Jean L. Turner is an astrophysicist and distinguished professor in the Department of Physics and Astronomy at the University of California, Los Angeles. She was lead author on research and discovery of a particular star cluster in the dwarf galaxy NGC 5253, considered "remarkable" for being an extremely dusty gas cloud and having highly efficient star formation.

== Career ==
Turner received her AB in astronomy from Harvard University and her PhD degree in astronomy from UC Berkeley. She was a Center for Astrophysics | Harvard & Smithsonian Fellow (1984-1986), a visiting associate at Caltech (2004), Caroline Herschel visiting fellow at Space Telescope (2007), and visiting scientist at the Joint ALMA Observatory (2011). Turner was elected a fellow of the American Association for the Advancement of Science in 2006, and the UCLA Physics and Astronomy Department chair from 2014 to 2018.

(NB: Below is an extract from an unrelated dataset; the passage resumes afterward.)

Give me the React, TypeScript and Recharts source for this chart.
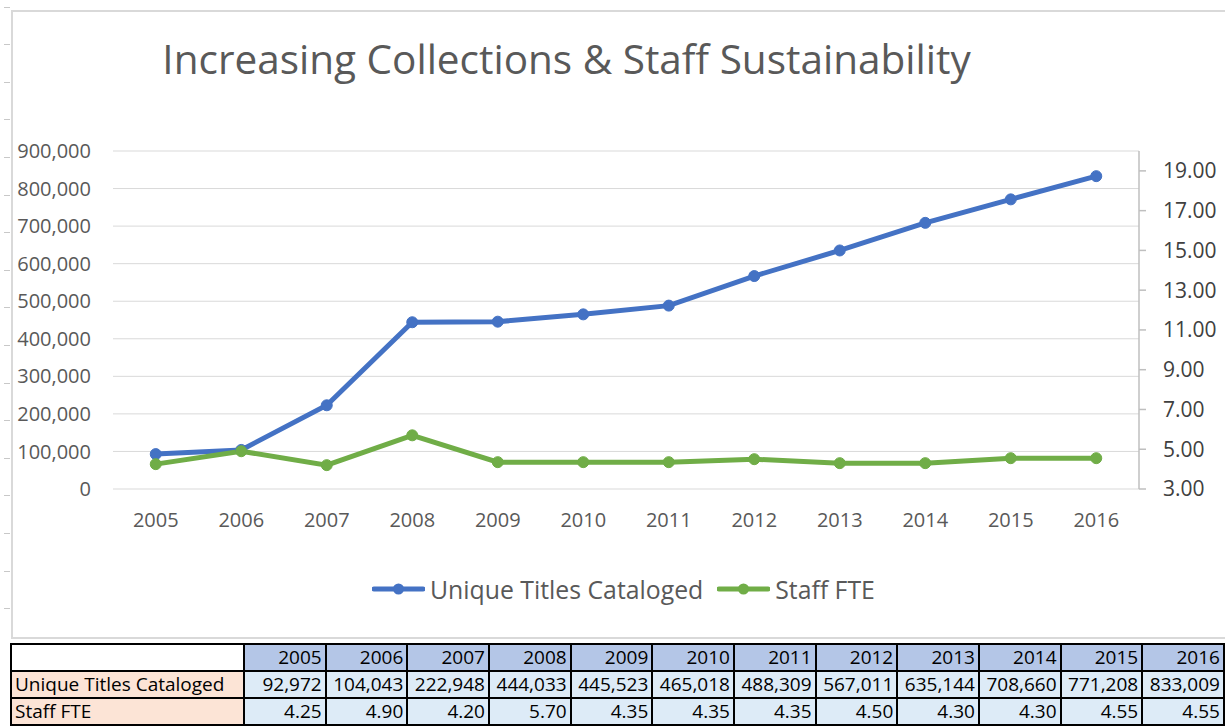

She is an active member of the International Astronomical Union, and has also contributed to the development and commissioning of the Hat Creek Millimeter Interferometer and the Atacama Large Millimeter/Submillimeter Array.

== Research areas ==
Her research specialty is in the gaseous environments of young 'super star clusters' in local galaxies, including O star winds and star formation efficiency. The youngest star clusters are typically embedded in dusty gas clouds, and therefore hidden from optical telescopes, so observations are done with infrared and millimeter wavelength telescopes. Such studies can help explain the differences in early Milky Way and Population III stars.